■ YOUR GOAL: Everything from the first line down to the line containing "import numpy as np" is to be retyped exactly, both ends included, with pictures left out.

■ SOURCE MATERIAL:
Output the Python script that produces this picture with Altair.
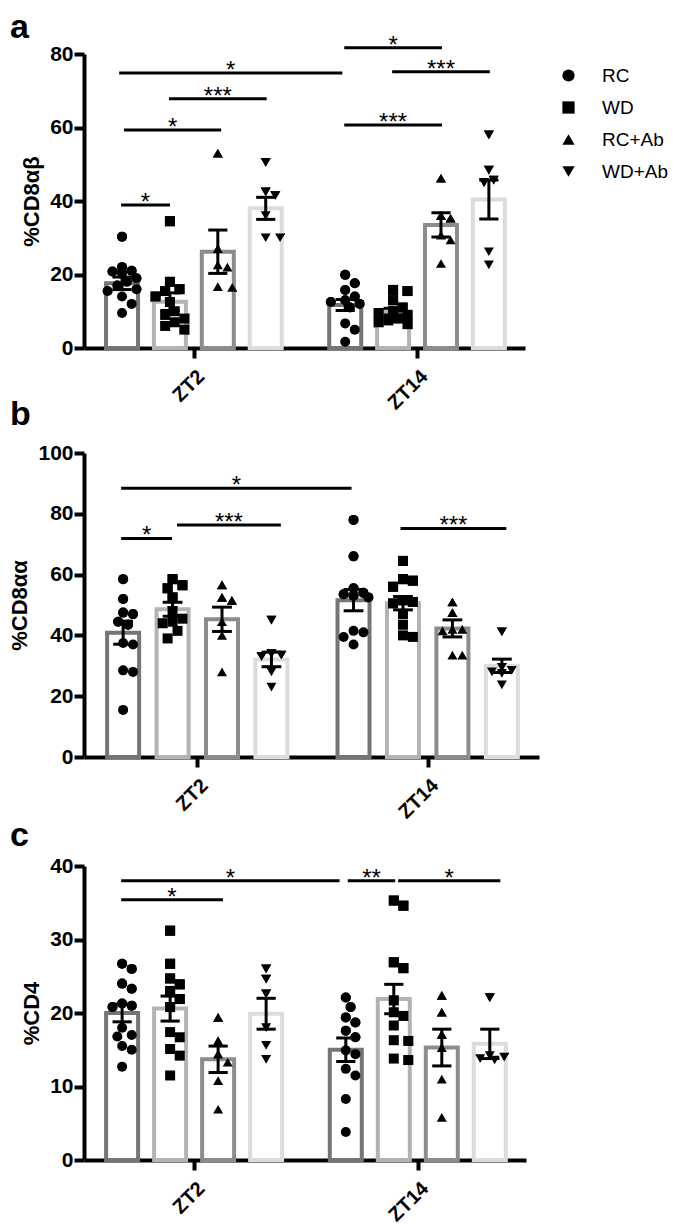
import altair as alt
import pandas as pd
import numpy as np

FONT = "Liberation Sans"
conds = ["RC", "WD", "RC+Ab", "WD+Ab"]
groups = ["ZT2", "ZT14"]
shapes = ["circle", "square", "triangle-up", "triangle-down"]
bar_strokes = ["#757575", "#b3b3b3", "#8c8c8c", "#dcdcdc"]

# ---- Panel a : %CD8ab ----
a_zt2_rc = [30.3, 22.0, 21.0, 20.8, 20.5, 19.0, 18.0, 17.0, 16.0, 15.5, 14.0, 12.0, 9.5]
a_zt2_wd = [34.5, 18.0, 16.0, 15.5, 14.0, 12.5, 10.0, 9.0, 8.0, 7.0, 6.0, 5.0]
a_zt2_rcab = [53.0, 27.0, 22.6, 22.0, 16.7, 16.5]
a_zt2_wdab = [50.5, 42.5, 41.5, 36.0, 30.0, 30.0]
a_zt14_rc = [19.9, 17.6, 15.8, 14.0, 13.0, 12.5, 12.0, 11.0, 6.7, 5.0, 1.7]
a_zt14_wd = [15.8, 15.5, 13.0, 11.0, 10.0, 9.5, 9.0, 8.0, 7.5, 7.0, 6.5]
a_zt14_rcab = [46.2, 36.0, 35.3, 30.7, 29.4, 23.0]
a_zt14_wdab = [58.0, 48.4, 45.7, 45.0, 26.2, 22.6]
a_mean = [17.6, 12.6, 26.2, 38.0, 11.7, 9.9, 33.5, 40.4]
a_sem = [1.7, 2.4, 5.9, 3.0, 1.5, 0.9, 3.3, 5.3]
a_sig_x1 = [0.63, 1.67, 0.73, 0.67, 5.33, 6.33, 5.33]
a_sig_x2 = [5.29, 3.71, 2.76, 1.69, 7.37, 8.37, 7.37]
a_sig_y = [74.8, 67.8, 59.3, 38.9, 81.7, 75.2, 60.7]
a_sig_lab = ["*", "***", "*", "*", "*", "***", "***"]

# ---- Panel b : %CD8aa ----
b_zt2_rc = [58.5, 52.0, 47.5, 47.0, 44.5, 43.5, 37.5, 37.0, 28.5, 28.0, 15.5]
b_zt2_wd = [58.5, 56.5, 55.5, 52.5, 48.0, 45.5, 44.5, 44.0, 41.5, 39.0]
b_zt2_rcab = [56.6, 52.5, 51.5, 44.5, 40.0, 28.0]
b_zt2_wdab = [45.0, 34.0, 33.5, 33.0, 28.0, 23.0]
b_zt14_rc = [78.0, 66.0, 55.5, 54.0, 53.5, 53.0, 52.5, 41.5, 41.0, 39.5, 37.0]
b_zt14_wd = [64.5, 58.5, 58.0, 56.0, 51.5, 51.0, 50.5, 47.0, 43.5, 40.0, 39.5]
b_zt14_rcab = [51.0, 47.5, 42.0, 42.0, 41.5, 33.5, 33.5]
b_zt14_wdab = [41.2, 29.5, 28.5, 28.0, 27.5, 23.7]
b_mean = [40.9, 48.6, 45.3, 32.1, 51.6, 50.6, 42.3, 30.0]
b_sem = [3.8, 2.3, 4.0, 2.4, 3.5, 2.2, 2.8, 2.2]
b_sig_x1 = [0.65, 1.78, 0.65, 6.30]
b_sig_x2 = [5.31, 3.88, 1.68, 8.44]
b_sig_y = [88.4, 76.3, 71.9, 75.2]
b_sig_lab = ["*", "***", "*", "***"]

# ---- Panel c : %CD4 ----
c_zt2_rc = [26.7, 26.0, 24.0, 23.3, 21.3, 21.0, 20.8, 18.0, 17.0, 16.8, 15.5, 15.0, 12.7]
c_zt2_wd = [31.2, 26.7, 24.7, 23.9, 23.0, 21.9, 20.8, 17.4, 16.7, 15.1, 14.2, 11.5]
c_zt2_rcab = [19.4, 16.2, 14.4, 13.3, 10.8, 6.9]
c_zt2_wdab = [26.0, 24.6, 22.6, 18.0, 15.6, 13.7]
c_zt14_rc = [22.1, 20.8, 19.4, 18.7, 17.6, 16.7, 14.9, 14.4, 12.4, 11.5, 8.3, 3.8]
c_zt14_wd = [35.3, 34.6, 26.9, 26.1, 21.7, 20.1, 19.6, 18.3, 16.3, 16.2, 13.8, 13.6]
c_zt14_rcab = [22.4, 20.1, 17.1, 15.3, 11.0, 5.8]
c_zt14_wdab = [22.1, 14.2, 14.0, 13.8, 13.6]
c_mean = [20.0, 20.6, 13.7, 19.9, 15.0, 21.9, 15.3, 15.8]
c_sem = [1.2, 1.7, 1.8, 2.1, 1.6, 2.0, 2.5, 2.0]
c_sig_x1 = [0.67, 0.67, 5.39, 6.44]
c_sig_x2 = [5.22, 2.79, 6.38, 8.57]
c_sig_y = [38.0, 35.4, 38.0, 38.0]
c_sig_lab = ["*", "*", "**", "*"]

# layout constants
BASE = [0.69, 5.35]
XMAX = 9.0
TICKS = [BASE[0] + 1.5, BASE[1] + 1.5]


def swarm(vals, ypx, xpx, diam=10.0, step=0.1, maxoff=0.32):
    cands = [0.0]
    k = 1
    while k * step <= maxoff + 1e-9:
        cands += [k * step, -k * step]
        k += 1
    order = sorted(range(len(vals)), key=lambda i: -vals[i])
    placed, offs = [], [0.0] * len(vals)
    for i in order:
        best, bestpen = 0.0, None
        for c in cands:
            pen = 0.0
            for po, pv in placed:
                d = np.hypot((c - po) * xpx, (vals[i] - pv) * ypx)
                if d < diam:
                    pen += diam - d
            if pen == 0:
                best = c
                break
            if bestpen is None or pen < bestpen:
                best, bestpen = c, pen
        offs[i] = best
        placed.append((best, vals[i]))
    return offs


def make_panel(letter, ytitle, ymax, ystep, width, height, pts, means, sems,
               sx1, sx2, sy, slab, letter_y, ghost_y, legend):
    ypx = height / ymax
    xpx = width / XMAX
    rows = []
    for g in range(2):
        for k in range(4):
            i = g * 4 + k
            xc = BASE[g] + k
            vals = pts[g][k]
            for v, o in zip(vals, swarm(vals, ypx, xpx)):
                rows.append({"kind": "pt", "cond": conds[k], "x": xc + o, "y": v})
            rows.append({"kind": "bar", "bcond": conds[k], "x": xc, "y": means[i], "y2": 0.0})
            lo, hi = means[i] - sems[i], means[i] + sems[i]
            rows.append({"kind": "stem", "x": xc, "y": lo, "y2": hi})
            for yy in (lo, hi):
                rows.append({"kind": "cap", "x": xc - 0.2, "x2": xc + 0.2, "y": yy})
    for a1, a2, yy, lb in zip(sx1, sx2, sy, slab):
        rows.append({"kind": "sig", "x": a1, "x2": a2, "y": yy, "lab": lb, "xm": (a1 + a2) / 2})
    df = pd.DataFrame(rows)

    xs = alt.Scale(domain=[0, XMAX], nice=False, zero=False)
    ys = alt.Scale(domain=[0, ymax], nice=False)
    xaxis = alt.Axis(values=TICKS, labelExpr="datum.value < 4 ? 'ZT2' : 'ZT14'",
                     labelAngle=-45, title="", labelFontSize=20, labelPadding=8)
    yaxis = alt.Axis(values=list(range(0, ymax + 1, ystep)), title=ytitle)
    X = alt.X("x:Q", scale=xs, axis=xaxis)
    Y = alt.Y("y:Q", scale=ys, axis=yaxis)

    base = alt.Chart(df)
    bars = base.transform_filter("datum.kind == 'bar'").mark_bar(
        size=32, fill="white", strokeWidth=4).encode(
        x=X, y=Y, y2="y2:Q",
        stroke=alt.Stroke("bcond:N", scale=alt.Scale(domain=conds, range=bar_strokes), legend=None),
    )
    if legend:
        leg = alt.Legend(
            title=" ", titleFontSize=8, titlePadding=4, orient="right", offset=34, padding=0,
            labelFontSize=19, labelFont=FONT, labelColor="black",
            symbolSize=150, symbolFillColor="black", symbolStrokeColor="black",
            symbolStrokeWidth=0, symbolOpacity=1,
            rowPadding=12, labelOffset=24)
        shape = alt.Shape("cond:N", scale=alt.Scale(domain=conds, range=shapes), legend=leg)
    else:
        shape = alt.Shape("cond:N", scale=alt.Scale(domain=conds, range=shapes), legend=None)
    pt_base = base.transform_filter("datum.kind == 'pt'").mark_point(
        filled=True, size=100, color="black", opacity=1, strokeWidth=0)
    points_under = pt_base.encode(x=X, y=Y, shape=shape)
    points = pt_base.encode(x=X, y=Y, shape=shape)
    stems = base.transform_filter("datum.kind == 'stem'").mark_rule(color="black", strokeWidth=3).encode(
        x=X, y=Y, y2="y2:Q")
    caps = base.transform_filter("datum.kind == 'cap'").mark_rule(color="black", strokeWidth=3).encode(
        x=X, x2="x2:Q", y=Y)
    sig = base.transform_filter("datum.kind == 'sig'").mark_rule(color="black", strokeWidth=3).encode(
        x=X, x2="x2:Q", y=Y)
    sigt = base.transform_filter("datum.kind == 'sig'").mark_text(
        fontSize=24, baseline="alphabetic", dy=5, color="black", font=FONT).encode(
        x=alt.X("xm:Q", scale=xs, axis=xaxis), y=Y, text="lab:N")
    let = alt.Chart(pd.DataFrame({"t": [letter]})).mark_text(
        fontSize=34, fontWeight="bold", align="left", baseline="alphabetic", color="black", font=FONT
    ).encode(x=alt.value(-74), y=alt.value(letter_y), text="t:N")
    ghost = alt.Chart(pd.DataFrame({"t": [0]})).mark_rule(opacity=0, strokeWidth=0.1).encode(
        x=alt.value(0), x2=alt.value(1), y=alt.value(ghost_y))
    return alt.layer(points_under, bars, points, stems, caps, sig, sigt, let, ghost).properties(
        width=width, height=height)


pa = make_panel("a", "%CD8αβ", 80, 20, 441, 294,
                [[a_zt2_rc, a_zt2_wd, a_zt2_rcab, a_zt2_wdab], [a_zt14_rc, a_zt14_wd, a_zt14_rcab, a_zt14_wdab]],
                a_mean, a_sem, a_sig_x1, a_sig_x2, a_sig_y, a_sig_lab, -16, -46, True)
pb = make_panel("b", "%CD8αα", 100, 20, 455, 304,
                [[b_zt2_rc, b_zt2_wd, b_zt2_rcab, b_zt2_wdab], [b_zt14_rc, b_zt14_wd, b_zt14_rcab, b_zt14_wdab]],
                b_mean, b_sem, b_sig_x1, b_sig_x2, b_sig_y, b_sig_lab, -28, -56, False)
pc = make_panel("c", "%CD4", 40, 10, 442, 294,
                [[c_zt2_rc, c_zt2_wd, c_zt2_rcab, c_zt2_wdab], [c_zt14_rc, c_zt14_wd, c_zt14_rcab, c_zt14_wdab]],
                c_mean, c_sem, c_sig_x1, c_sig_x2, c_sig_y, c_sig_lab, -20, -60, False)

chart = alt.vconcat(pa, pb, pc, spacing=-17).resolve_scale(
    x="independent", y="independent", shape="independent", stroke="independent"
).properties(padding=0).configure(
    font=FONT).configure_view(stroke=None).configure_axis(
    domainColor="black", domainWidth=4, tickColor="black", tickWidth=4, tickSize=10,
    labelFont=FONT, labelFontSize=21, labelFontWeight="bold", labelColor="black", labelPadding=1,
    titleFont=FONT, titleFontSize=22, titleFontWeight="bold", titleColor="black", titlePadding=6,
    grid=False,
)

chart.save("out.html", embed_options={"renderer": "svg", "actions": False})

■ OUTPUT:
Output the Python script that produces this picture with Altair.
import altair as alt
import pandas as pd
import numpy as np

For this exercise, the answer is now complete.